··· Material ···
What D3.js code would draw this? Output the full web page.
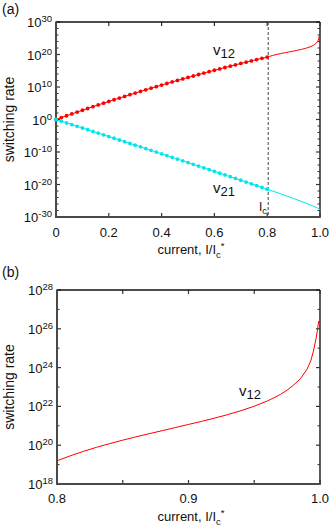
<!DOCTYPE html>
<html><head><meta charset="utf-8">
<script src="https://cdn.jsdelivr.net/npm/d3@7"></script>
<style>
html,body{margin:0;padding:0;background:#fff;}
svg text{font-family:"Liberation Sans",Arial,sans-serif;fill:#111;}
</style></head>
<body>
<svg id="c" width="332" height="526"></svg>
<script>
// ---------- data (log10 of switching rate) ----------
const dotCurrent = [0,0.02,0.04,0.06,0.08,0.10,0.12,0.14,0.16,0.18,0.20,0.22,0.24,0.26,0.28,0.30,0.32,0.34,0.36,0.38,0.40,0.42,0.44,0.46,0.48,0.50,0.52,0.54,0.56,0.58,0.60,0.62,0.64,0.66,0.68,0.70,0.72,0.74,0.76,0.78,0.80];
const v12DotsLog = [0,0.58,1.15,1.72,2.28,2.84,3.39,3.94,4.49,5.02,5.55,6.08,6.60,7.11,7.63,8.14,8.64,9.14,9.63,10.11,10.60,11.07,11.55,12.02,12.48,12.94,13.39,13.84,14.28,14.72,15.15,15.57,16.00,16.42,16.83,17.24,17.64,18.03,18.43,18.82,19.20];
const v21DotsLog = [0,-0.52,-1.04,-1.56,-2.09,-2.61,-3.13,-3.66,-4.19,-4.71,-5.24,-5.77,-6.30,-6.83,-7.36,-7.89,-8.42,-8.96,-9.49,-10.02,-10.56,-11.10,-11.63,-12.17,-12.71,-13.25,-13.79,-14.33,-14.87,-15.42,-15.96,-16.50,-17.05,-17.60,-18.14,-18.69,-19.24,-19.79,-20.34,-20.89,-21.44];
const v12LineCurrent = [0.800,0.810,0.820,0.830,0.840,0.850,0.860,0.870,0.880,0.890,0.900,0.910,0.920,0.930,0.940,0.950,0.960,0.970,0.975,0.980,0.985,0.990,0.993,0.995,0.997,0.998,0.999];
const v12LineLog = [19.20,19.45,19.68,19.89,20.08,20.26,20.43,20.59,20.75,20.91,21.07,21.23,21.40,21.58,21.78,22.01,22.28,22.62,22.84,23.10,23.42,23.90,24.35,24.85,25.50,25.90,26.40];
const v21LineCurrent = [0.80,0.85,0.90,0.95,0.97,0.99,1.00];
const v21LineLog = [-21.44,-22.85,-24.30,-25.85,-26.50,-27.20,-27.75];
const criticalCurrent = 0.8;
const xTicksA = [0,0.2,0.4,0.6,0.8,1.0];
const xTickLabelsA = ["0","0.2","0.4","0.6","0.8","1.0"];
const yTicksA = [-30,-20,-10,0,10,20,30];
const xTicksB = [0.8,0.85,0.9,0.95,1.0];
const xTickLabelsB = ["0.8","","0.9","","1.0"];
const yTicksB = [18,20,22,24,26,28];

const svg = d3.select("#c");
const RED = "#ff0000", CYAN = "#00e5ee";

function panel(opt){
  const g = svg.append("g");
  const x = d3.scaleLinear().domain(opt.xDomain).range([opt.left, opt.right]);
  const y = d3.scaleLog().domain(opt.yDomain).range([opt.bottom, opt.top]);
  opt.yMinor.forEach(e=>{
    const yy = y(Math.pow(10,e));
    g.append("line").attr("x1",opt.left).attr("x2",opt.left+2.5).attr("y1",yy).attr("y2",yy).attr("stroke","#333").attr("stroke-width",1);
    g.append("line").attr("x1",opt.right).attr("x2",opt.right-2.5).attr("y1",yy).attr("y2",yy).attr("stroke","#333").attr("stroke-width",1);
  });
  opt.yTicks.forEach(e=>{
    const yy = y(Math.pow(10,e));
    g.append("line").attr("x1",opt.left).attr("x2",opt.left+4).attr("y1",yy).attr("y2",yy).attr("stroke","#333").attr("stroke-width",1.2);
    g.append("line").attr("x1",opt.right).attr("x2",opt.right-4).attr("y1",yy).attr("y2",yy).attr("stroke","#333").attr("stroke-width",1.2);
    const t = g.append("text").attr("x",opt.left-4).attr("y",yy+5).attr("text-anchor","end").style("font-size","13px");
    t.append("tspan").text("10");
    t.append("tspan").attr("dy",-5).style("font-size","9.5px").text(String(e));
  });
  opt.xTicks.forEach((v,i)=>{
    const xx = x(v);
    g.append("line").attr("x1",xx).attr("x2",xx).attr("y1",opt.bottom).attr("y2",opt.bottom-4).attr("stroke","#333").attr("stroke-width",1.2);
    g.append("line").attr("x1",xx).attr("x2",xx).attr("y1",opt.top).attr("y2",opt.top+4).attr("stroke","#333").attr("stroke-width",1.2);
    if(opt.xLabels[i]) g.append("text").attr("x",xx).attr("y",opt.bottom+opt.xLabelDy).attr("text-anchor","middle").style("font-size","13px").text(opt.xLabels[i]);
  });
  g.append("line").attr("x1",opt.left).attr("x2",opt.right).attr("y1",opt.top).attr("y2",opt.top).attr("stroke","#111").attr("stroke-width",1.3);
  g.append("line").attr("x1",opt.right).attr("x2",opt.right).attr("y1",opt.top).attr("y2",opt.bottom).attr("stroke","#333").attr("stroke-width",1.6);
  g.append("line").attr("x1",opt.left).attr("x2",opt.left).attr("y1",opt.top-0.6).attr("y2",opt.bottom+1).attr("stroke","#4a4a4a").attr("stroke-width",2);
  g.append("line").attr("x1",opt.left-1).attr("x2",opt.right+0.8).attr("y1",opt.bottom).attr("y2",opt.bottom).attr("stroke","#4a4a4a").attr("stroke-width",2);
  g.append("text").attr("transform",`translate(${opt.yTitleX},${(opt.top+opt.bottom)/2}) rotate(-90)`).attr("text-anchor","middle").style("font-size","14px").text("switching rate");
  const xt = g.append("text").attr("x",opt.xTitleX).attr("y",opt.bottom+opt.xTitleDy).attr("text-anchor","middle").style("font-size","13px");
  xt.append("tspan").text("current, I/I");
  xt.append("tspan").attr("dy",4).style("font-size","9.5px").text("c");
  xt.append("tspan").attr("dy",-9).style("font-size","9.5px").text("*");
  g.append("text").attr("x",2).attr("y",opt.top+opt.panelLabelDy).style("font-size","14px").text(opt.panelLabel);
  return {g,x,y};
}

// ---------- panel (a) ----------
const A = panel({left:56,right:320,top:22,bottom:217,xDomain:[0,1],yDomain:[1e-30,1e30],
  yTicks:yTicksA, yMinor:[-28,-26,-24,-22,-18,-16,-14,-12,-8,-6,-4,-2,2,4,6,8,12,14,16,18,22,24,26,28],
  xTicks:xTicksA, xLabels:xTickLabelsA, xLabelDy:20, xTitleDy:37, xTitleX:191, yTitleX:14, panelLabel:"(a)", panelLabelDy:-8});
const lineA = d3.line().x(d=>A.x(d[0])).y(d=>A.y(Math.pow(10,d[1])));
A.g.append("line").attr("x1",A.x(criticalCurrent)+1).attr("x2",A.x(criticalCurrent)+1).attr("y1",22).attr("y2",217)
  .attr("stroke","#444").attr("stroke-width",1).attr("stroke-dasharray","3,2");
const redDots = dotCurrent.map((c,i)=>[c,v12DotsLog[i]]);
const cyanDots = dotCurrent.map((c,i)=>[c,v21DotsLog[i]]);
A.g.append("path").attr("d",lineA(redDots)).attr("fill","none").attr("stroke",RED).attr("stroke-width",1);
A.g.append("path").attr("d",lineA(cyanDots)).attr("fill","none").attr("stroke",CYAN).attr("stroke-width",1);
A.g.append("path").attr("d",lineA(v12LineCurrent.map((c,i)=>[c,v12LineLog[i]]))).attr("fill","none").attr("stroke",RED).attr("stroke-width",1);
A.g.append("path").attr("d",lineA(v21LineCurrent.map((c,i)=>[c,v21LineLog[i]]))).attr("fill","none").attr("stroke",CYAN).attr("stroke-width",1);
A.g.selectAll(".rd").data(redDots).join("circle").attr("cx",d=>A.x(d[0])).attr("cy",d=>A.y(Math.pow(10,d[1]))).attr("r",1.9).attr("fill",RED);
A.g.selectAll(".cd").data(cyanDots).join("circle").attr("cx",d=>A.x(d[0])).attr("cy",d=>A.y(Math.pow(10,d[1]))).attr("r",1.9).attr("fill",CYAN);
function nu(g,x,y,sub){
  const t = g.append("text").attr("x",x).attr("y",y).style("font-size","15px");
  t.append("tspan").text("v");
  t.append("tspan").attr("dy",3).style("font-size","13px").text(sub);
}
nu(A.g,213,55,"12");
nu(A.g,213,193,"21");
const ic = A.g.append("text").attr("x",259).attr("y",211).style("font-size","12px");
ic.append("tspan").text("I");
ic.append("tspan").attr("dy",3).style("font-size","9px").text("c");

// ---------- panel (b) ----------
const B = panel({left:57,right:320,top:290,bottom:484,xDomain:[0.8,1.0],yDomain:[1e18,1e28],
  yTicks:yTicksB, yMinor:[19,21,23,25,27],
  xTicks:xTicksB, xLabels:xTickLabelsB, xLabelDy:19, xTitleDy:37, xTitleX:191, yTitleX:14, panelLabel:"(b)", panelLabelDy:-13});
const lineB = d3.line().x(d=>B.x(d[0])).y(d=>B.y(Math.pow(10,d[1])));
B.g.append("path").attr("d",lineB(v12LineCurrent.map((c,i)=>[c,v12LineLog[i]]))).attr("fill","none").attr("stroke",RED).attr("stroke-width",1);
nu(B.g,239,396,"12");
</script>
</body></html>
···
## Work to complete
Everything from the top line of the data down to and including the line with "const yTicksB = [18,20,22,24,26,28];" is to be copied, except the pictures.

## Result of this task
What D3.js code would draw this? Output the full web page.
<!DOCTYPE html>
<html><head><meta charset="utf-8">
<script src="https://cdn.jsdelivr.net/npm/d3@7"></script>
<style>
html,body{margin:0;padding:0;background:#fff;}
svg text{font-family:"Liberation Sans",Arial,sans-serif;fill:#111;}
</style></head>
<body>
<svg id="c" width="332" height="526"></svg>
<script>
// ---------- data (log10 of switching rate) ----------
const dotCurrent = [0,0.02,0.04,0.06,0.08,0.10,0.12,0.14,0.16,0.18,0.20,0.22,0.24,0.26,0.28,0.30,0.32,0.34,0.36,0.38,0.40,0.42,0.44,0.46,0.48,0.50,0.52,0.54,0.56,0.58,0.60,0.62,0.64,0.66,0.68,0.70,0.72,0.74,0.76,0.78,0.80];
const v12DotsLog = [0,0.58,1.15,1.72,2.28,2.84,3.39,3.94,4.49,5.02,5.55,6.08,6.60,7.11,7.63,8.14,8.64,9.14,9.63,10.11,10.60,11.07,11.55,12.02,12.48,12.94,13.39,13.84,14.28,14.72,15.15,15.57,16.00,16.42,16.83,17.24,17.64,18.03,18.43,18.82,19.20];
const v21DotsLog = [0,-0.52,-1.04,-1.56,-2.09,-2.61,-3.13,-3.66,-4.19,-4.71,-5.24,-5.77,-6.30,-6.83,-7.36,-7.89,-8.42,-8.96,-9.49,-10.02,-10.56,-11.10,-11.63,-12.17,-12.71,-13.25,-13.79,-14.33,-14.87,-15.42,-15.96,-16.50,-17.05,-17.60,-18.14,-18.69,-19.24,-19.79,-20.34,-20.89,-21.44];
const v12LineCurrent = [0.800,0.810,0.820,0.830,0.840,0.850,0.860,0.870,0.880,0.890,0.900,0.910,0.920,0.930,0.940,0.950,0.960,0.970,0.975,0.980,0.985,0.990,0.993,0.995,0.997,0.998,0.999];
const v12LineLog = [19.20,19.45,19.68,19.89,20.08,20.26,20.43,20.59,20.75,20.91,21.07,21.23,21.40,21.58,21.78,22.01,22.28,22.62,22.84,23.10,23.42,23.90,24.35,24.85,25.50,25.90,26.40];
const v21LineCurrent = [0.80,0.85,0.90,0.95,0.97,0.99,1.00];
const v21LineLog = [-21.44,-22.85,-24.30,-25.85,-26.50,-27.20,-27.75];
const criticalCurrent = 0.8;
const xTicksA = [0,0.2,0.4,0.6,0.8,1.0];
const xTickLabelsA = ["0","0.2","0.4","0.6","0.8","1.0"];
const yTicksA = [-30,-20,-10,0,10,20,30];
const xTicksB = [0.8,0.85,0.9,0.95,1.0];
const xTickLabelsB = ["0.8","","0.9","","1.0"];
const yTicksB = [18,20,22,24,26,28];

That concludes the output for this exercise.